The BRaliBase dent - a tale of benchmark design and interpretation.

Benedikt Löwes 1 Cedric Chauve 2 Yann Ponty 3, 4 Robert Giegerich 1
3 AMIB - Algorithms and Models for Integrative Biology
LIX - Laboratoire d'informatique de l'École polytechnique [Palaiseau], LRI - Laboratoire de Recherche en Informatique, UP11 - Université Paris-Sud - Paris 11, Inria Saclay - Ile de France
Abstract : BRaliBase is a widely used benchmark for assessing the accuracy of RNA secondary structure alignment methods.

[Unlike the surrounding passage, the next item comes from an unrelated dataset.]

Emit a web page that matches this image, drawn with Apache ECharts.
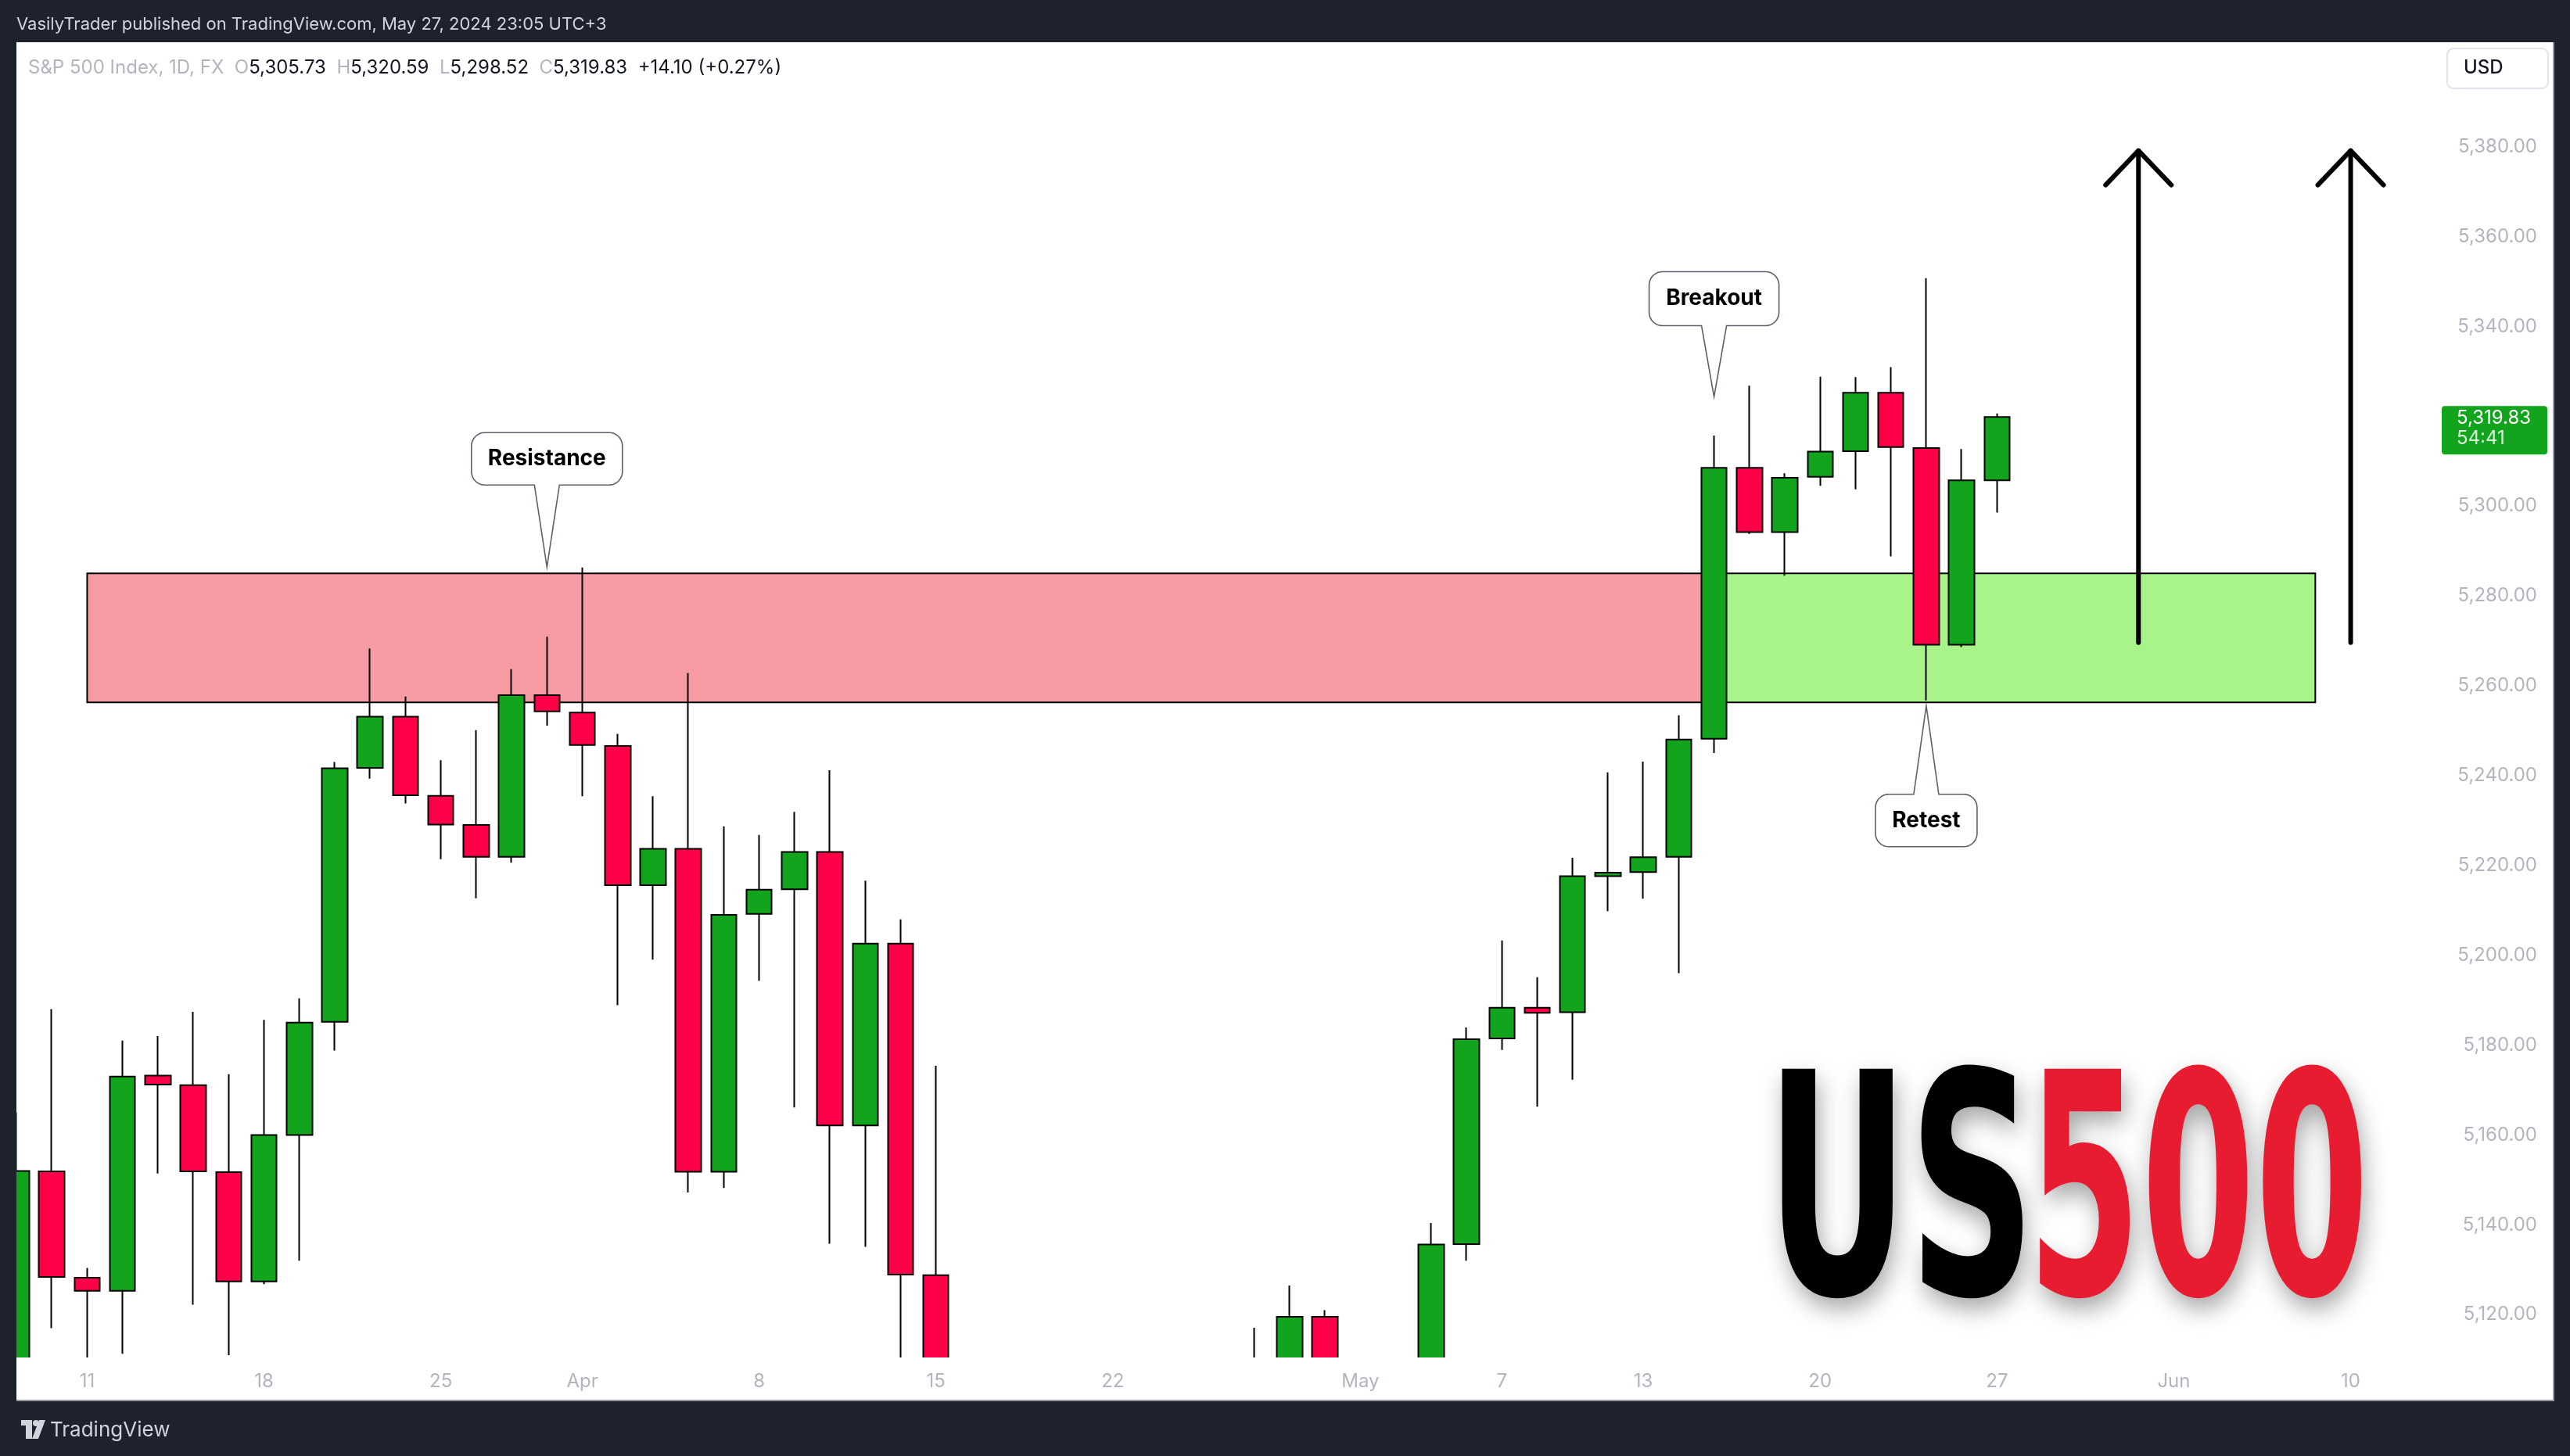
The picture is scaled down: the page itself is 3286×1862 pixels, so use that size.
<!DOCTYPE html>
<html><head><meta charset="utf-8">
<script src="https://cdn.jsdelivr.net/npm/echarts@6.0.0/dist/echarts.min.js"></script>
<style>html,body{margin:0;padding:0;background:#fff}#c{width:3286px;height:1862px}</style>
</head><body><div id="c"></div>
<script>
// ---- data ----
const dates = [
'2024-03-07','2024-03-08',
'2024-03-11','2024-03-12','2024-03-13','2024-03-14','2024-03-15',
'2024-03-18','2024-03-19','2024-03-20','2024-03-21','2024-03-22',
'2024-03-25','2024-03-26','2024-03-27','2024-03-28',
'2024-04-01','2024-04-02','2024-04-03','2024-04-04','2024-04-05',
'2024-04-08','2024-04-09','2024-04-10','2024-04-11','2024-04-12',
'2024-04-15','2024-04-16','2024-04-17','2024-04-18','2024-04-19',
'2024-04-22','2024-04-23','2024-04-24','2024-04-25','2024-04-26',
'2024-04-29','2024-04-30','2024-05-01','2024-05-02','2024-05-03',
'2024-05-06','2024-05-07','2024-05-08','2024-05-09','2024-05-10',
'2024-05-13','2024-05-14','2024-05-15','2024-05-16','2024-05-17',
'2024-05-20','2024-05-21','2024-05-22','2024-05-23','2024-05-24',
'2024-05-27','2024-05-28','2024-05-29','2024-05-30','2024-05-31',
'2024-06-03','2024-06-04','2024-06-05','2024-06-06','2024-06-07',
'2024-06-10','2024-06-11','2024-06-12'
];
const open = [5106, 5151.9, 5128.2, 5125.3, 5173.2, 5171.1, 5151.7, 5127.4, 5160.0, 5185.2,
  5241.7, 5253.1, 5235.5, 5229.0, 5221.9, 5257.9, 5254.0, 5246.6, 5215.6, 5223.7,
  5151.8, 5209.2, 5214.7, 5223.0, 5162.1, 5202.6, 5128.8, 5062, 5068, 5030,
  5005, 4988, 5028, 5084, 5020, 5085, 5100, 5119.5, 5030, 5050,
  5098, 5135.7, 5181.5, 5188.3, 5187.3, 5217.6, 5218.5, 5221.9, 5248.2, 5308.5,
  5294.2, 5306.5, 5312.2, 5325.2, 5312.9, 5269.1, 5305.73];
const high = [5165, 5188.0, 5130.4, 5181.0, 5182.0, 5187.4, 5173.5, 5185.6, 5190.4, 5243.0,
  5268.3, 5257.6, 5243.4, 5250.1, 5263.7, 5270.9, 5286.3, 5249.3, 5235.4, 5262.8,
  5228.7, 5226.8, 5231.9, 5241.2, 5216.6, 5208.0, 5175.4, 5079, 5077, 5046,
  5020, 5038, 5077, 5090, 5058, 5117.1, 5126.5, 5121.0, 5096, 5074,
  5140.4, 5183.9, 5203.3, 5195.1, 5221.7, 5240.7, 5243.1, 5253.4, 5315.7, 5326.8,
  5307.3, 5328.8, 5328.7, 5330.9, 5350.7, 5312.7, 5320.59];
const low = [5098, 5117.0, 5108, 5111.3, 5151.4, 5122.2, 5111.0, 5126.8, 5132.0, 5178.8,
  5239.3, 5233.8, 5221.4, 5212.7, 5220.6, 5251.1, 5235.4, 5188.9, 5199.0, 5147.2,
  5148.2, 5194.3, 5166.1, 5135.8, 5135.1, 5104, 5052, 5040, 5008, 5000,
  4954, 4970, 5027, 5048, 4991, 5074, 5092, 5036, 5013, 5012,
  5094, 5132.0, 5178.9, 5166.3, 5172.3, 5209.8, 5212.6, 5196.0, 5245.0, 5293.8,
  5284.5, 5304.5, 5303.7, 5288.8, 5256.7, 5268.6, 5298.52];
const close = [5152, 5128.4, 5125.3, 5173.0, 5171.2, 5151.9, 5127.4, 5160.0, 5185.0, 5241.6,
  5253.1, 5235.6, 5229.1, 5221.9, 5257.9, 5254.3, 5246.8, 5215.6, 5223.7, 5151.8,
  5209.0, 5214.6, 5223.0, 5162.1, 5202.6, 5128.9, 5062, 5052, 5023, 5012,
  4968, 5011, 5071, 5072, 5049, 5100, 5119.5, 5038, 5019, 5065,
  5135.6, 5181.3, 5188.3, 5187.2, 5217.6, 5218.4, 5221.8, 5248.0, 5308.5, 5294.2,
  5306.3, 5312.1, 5325.2, 5313.1, 5269.1, 5305.73, 5319.83];

const xTickLabels = {
  '2024-03-11':'11','2024-03-18':'18','2024-03-25':'25','2024-04-01':'Apr',
  '2024-04-08':'8','2024-04-15':'15','2024-04-22':'22','2024-05-01':'May',
  '2024-05-07':'7','2024-05-13':'13','2024-05-20':'20','2024-05-27':'27',
  '2024-06-03':'Jun','2024-06-10':'10'
};
const yTickValues = [5120,5140,5160,5180,5200,5220,5240,5260,5280,5300,5320,5340,5360,5380];

// zones: start date, end date, top price, bottom price
const zones = [
  ['2024-03-11','2024-05-15',5285,5256.3],
  ['2024-05-15','2024-06-07',5285,5256.3]
];
// callouts: date, tip price
const calloutDates = ['2024-03-28','2024-05-15','2024-05-23'];
const calloutPrices = [5286.4, 5324.3, 5255.5];
const calloutTexts = ['Resistance','Breakout','Retest'];
// arrows: date, from price, to price
const arrows = [['2024-05-31',5269.6,5379.1],['2024-06-10',5269.6,5379.1]];
const countdown = '54:41';

// ---- styles / layout ----
const zoneFill = ['#f69ba3','#a8f48a'];
const calloutLayout = [
  {side:'above', w:193, h:67, gap:105},
  {side:'above', w:166, h:69, gap:91},
  {side:'below', w:130, h:67, gap:113}
];
const FONT = 'Inter';
const fmt = v => v.toLocaleString('en-US',{minimumFractionDigits:2, maximumFractionDigits:2});

function arcPts(cx, cy, r, a0, a1, out){
  const n = 8;
  for (let i=0;i<=n;i++){
    const a = (a0 + (a1-a0)*i/n) * Math.PI/180;
    out.push([cx + r*Math.cos(a), cy + r*Math.sin(a)]);
  }
}
function calloutPoly(tipX, tipY, lay){
  const r = 17, hb = 16;
  const cx = tipX, L = cx - lay.w/2, R = cx + lay.w/2;
  let T, B;
  if (lay.side === 'above'){ B = tipY - lay.gap; T = B - lay.h; }
  else { T = tipY + lay.gap; B = T + lay.h; }
  const pts = [];
  arcPts(L+r, T+r, r, 180, 270, pts);
  if (lay.side === 'below'){ pts.push([cx-hb, T],[tipX, tipY],[cx+hb, T]); }
  arcPts(R-r, T+r, r, 270, 360, pts);
  arcPts(R-r, B-r, r, 0, 90, pts);
  if (lay.side === 'above'){ pts.push([cx+hb, B],[tipX, tipY],[cx-hb, B]); }
  arcPts(L+r, B-r, r, 90, 180, pts);
  return {pts, cx, cy:(T+B)/2};
}

const n = close.length - 1;
const chg = close[n] - close[n-1];
const pct = chg / close[n-1] * 100;
const sign = v => (v >= 0 ? '+' : '');
const headerText = `{g|S&P 500 Index, 1D, FX}  {g|O}{k|${fmt(open[n])}}  {g|H}{k|${fmt(high[n])}}  {g|L}{k|${fmt(low[n])}}  {g|C}{k|${fmt(close[n])}}  {k|${sign(chg)}${chg.toFixed(2)} (${sign(pct)}${pct.toFixed(2)}%)}`;

const chart = echarts.init(document.getElementById('c'), null, {renderer:'canvas'});
const dark = '#1e222d';
const shadow = {textShadowBlur:30, textShadowColor:'rgba(0,0,0,0.35)', textShadowOffsetY:14, textShadowOffsetX:4,
  shadowBlur:30, shadowColor:'rgba(0,0,0,0.35)', shadowOffsetY:14, shadowOffsetX:4};

const option = {
  animation: false,
  backgroundColor: '#ffffff',
  grid: {left: 21, right: 190, top: 55, bottom: 127},
  xAxis: {
    type: 'category', data: dates, boundaryGap: false, z: 200,
    axisLine: {show:false}, axisTick: {show:false}, splitLine: {show:false},
    axisLabel: {
      interval: (i, v) => Object.prototype.hasOwnProperty.call(xTickLabels, v),
      formatter: v => xTickLabels[v] || '',
      color: '#b2b5be', fontSize: 24, fontFamily: FONT, margin: 20
    }
  },
  yAxis: {
    type: 'value', position: 'right', min: 5110.64, max: 5403.06, scale: true,
    axisLine: {show:false}, axisTick: {show:false}, splitLine: {show:false},
    axisLabel: {
      customValues: yTickValues,
      formatter: v => fmt(v),
      color: '#b2b5be', fontSize: 24, fontFamily: FONT, align: 'right', margin: 148
    }
  },
  series: [
    {
      type: 'custom', name: 'zones', z: 1, clip: false,
      data: zones, encode: {x:[0,1], y:[2,3]},
      renderItem(params, api){
        const a = api.coord([api.value(0), api.value(2)]);
        const b = api.coord([api.value(1), api.value(3)]);
        return {type:'rect', shape:{x:a[0], y:a[1], width:b[0]-a[0], height:b[1]-a[1]},
          style:{fill: zoneFill[params.dataIndex], stroke:'#000', lineWidth:2}};
      }
    },
    {
      type: 'candlestick', name: 'US500', z: 3, clip: true, barWidth: 33,
      data: open.map((o,i) => [o, close[i], low[i], high[i]]),
      itemStyle: {color:'#12a41c', color0:'#ff0048', borderColor:'#000', borderColor0:'#000', borderWidth:2},
      emphasis: {disabled: true}
    },
    {
      type: 'custom', name: 'arrows', z: 5, clip: false,
      data: arrows, encode: {x:0, y:[1,2]},
      renderItem(params, api){
        const b = api.coord([api.value(0), api.value(1)]);
        const t = api.coord([api.value(0), api.value(2)]);
        const st = {stroke:'#000', lineWidth:6, lineCap:'round', lineJoin:'round', fill:null};
        return {type:'group', children:[
          {type:'polyline', shape:{points:[[b[0], b[1]],[t[0], t[1]]]}, style:st},
          {type:'polyline', shape:{points:[[t[0]-42, t[1]+44],[t[0], t[1]],[t[0]+42, t[1]+44]]}, style:st}
        ]};
      }
    },
    {
      type: 'custom', name: 'callouts', z: 6, clip: false,
      data: calloutDates.map((d,i) => [d, calloutPrices[i]]), encode: {x:0, y:1},
      renderItem(params, api){
        const p = api.coord([api.value(0), api.value(1)]);
        const c = calloutPoly(p[0], p[1], calloutLayout[params.dataIndex]);
        return {type:'group', children:[
          {type:'polygon', shape:{points:c.pts}, style:{fill:'#fff', stroke:'#5d606b', lineWidth:1.6}},
          {type:'text', style:{text: calloutTexts[params.dataIndex], x:c.cx, y:c.cy,
            align:'center', verticalAlign:'middle', textAlign:'center', textVerticalAlign:'middle',
            font:'bold 28px ' + FONT, fill:'#000'}}
        ]};
      }
    },
    {
      type: 'custom', name: 'lastPrice', z: 6, clip: false,
      data: [[dates[n], close[n]]], encode: {x:0, y:1},
      renderItem(params, api){
        const y = api.coord([api.value(0), api.value(1)])[1];
        return {type:'group', children:[
          {type:'rect', shape:{x:3122, y:y-14, width:135, height:62, r:4}, style:{fill:'#12a41c'}},
          {type:'text', style:{text: fmt(api.value(1)), x:3141, y:y+2, align:'left', verticalAlign:'middle',
            textAlign:'left', textVerticalAlign:'middle', font:'24px ' + FONT, fill:'#fff'}},
          {type:'text', style:{text: countdown, x:3141, y:y+28, align:'left', verticalAlign:'middle',
            textAlign:'left', textVerticalAlign:'middle', font:'24px ' + FONT, fill:'rgba(255,255,255,0.85)'}}
        ]};
      }
    }
  ],
  graphic: [
    // white cover for the time-axis strip (clips candles at the pane bottom)
    {type:'rect', z:100, shape:{x:21, y:1736, width:3245, height:56}, style:{fill:'#ffffff'}},
    {type:'rect', z:100, shape:{x:0, y:0, width:3286, height:54}, style:{fill:dark}},
    {type:'rect', z:100, shape:{x:0, y:0, width:21, height:1862}, style:{fill:dark}},
    {type:'rect', z:100, shape:{x:3266, y:0, width:20, height:1862}, style:{fill:dark}},
    {type:'rect', z:100, shape:{x:0, y:1792, width:3286, height:70}, style:{fill:dark}},
    {type:'line', z:100, shape:{x1:21, y1:1791, x2:3266, y2:1791}, style:{stroke:'#9598a1', lineWidth:2}},
    {type:'line', z:100, shape:{x1:3265, y1:54, x2:3265, y2:1792}, style:{stroke:'#9598a1', lineWidth:2}},
    {type:'text', z:101, x:21, y:31, style:{text:'VasilyTrader published on TradingView.com, May 27, 2024 23:05 UTC+3',
      fill:'#d1d4dc', font:'22px ' + FONT, verticalAlign:'middle', textVerticalAlign:'middle'}},
    {type:'text', z:101, x:36, y:87, style:{text: headerText, font:'24px ' + FONT, fill:'#131722',
      verticalAlign:'middle', textVerticalAlign:'middle',
      rich:{g:{fill:'#b2b5be', fontSize:24, fontFamily:FONT}, k:{fill:'#131722', fontSize:24, fontFamily:FONT}}}},
    {type:'rect', z:101, shape:{x:3129, y:62, width:129, height:51, r:8}, style:{fill:'#fff', stroke:'#e0e3eb', lineWidth:2}},
    {type:'text', z:102, x:3150, y:87, style:{text:'USD', font:'500 24px ' + FONT, fill:'#131722',
      verticalAlign:'middle', textVerticalAlign:'middle'}},
    // US500 logo text
    {type:'text', z:50, x:2258, y:1552, scaleX:0.569, scaleY:1,
      style:Object.assign({text:'US', font:'bold 395px "DejaVu Sans"', fill:'#000',
        align:'left', textAlign:'left', verticalAlign:'middle', textVerticalAlign:'middle'}, shadow)},
    {type:'text', z:50, x:3029, y:1552, scaleX:0.53, scaleY:1,
      style:Object.assign({text:'500', font:'bold 395px "DejaVu Sans"', fill:'#e81c30',
        align:'right', textAlign:'right', verticalAlign:'middle', textVerticalAlign:'middle'}, shadow)},
    // footer logo
    {type:'rect', z:101, shape:{x:27, y:1816, width:14, height:7}, style:{fill:'#d1d4dc'}},
    {type:'rect', z:101, shape:{x:33, y:1816, width:8, height:24}, style:{fill:'#d1d4dc'}},
    {type:'circle', z:101, shape:{cx:46, cy:1820, r:4}, style:{fill:'#d1d4dc'}},
    {type:'polygon', z:101, shape:{points:[[50,1816],[58,1816],[49,1840],[41,1840]]}, style:{fill:'#d1d4dc'}},
    {type:'text', z:101, x:64, y:1829, style:{text:'TradingView', font:'26px ' + FONT, fill:'#d1d4dc',
      verticalAlign:'middle', textVerticalAlign:'middle'}}
  ]
};
chart.setOption(option);
</script>
</body></html>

In most case studies based on the BRaliBase benchmark, one can observe a puzzling drop in accuracy in the 40-60% sequence identity range, the so-called 'BRaliBase Dent'. In this article, we show this dent is owing to a bias in the composition of the BRaliBase benchmark, namely the inclusion of a disproportionate number of transfer RNAs, which exhibit a conserved secondary structure. Our analysis, aside of its interest regarding the specific case of the BRaliBase benchmark, also raises important questions regarding the design and use of benchmarks in computational biology.
Benedikt Löwes, Cedric Chauve, Yann Ponty, Robert Giegerich. The BRaliBase dent - a tale of benchmark design and interpretation.. Briefings in Bioinformatics, Oxford University Press (OUP), 2017, 18 (2), pp.306--311.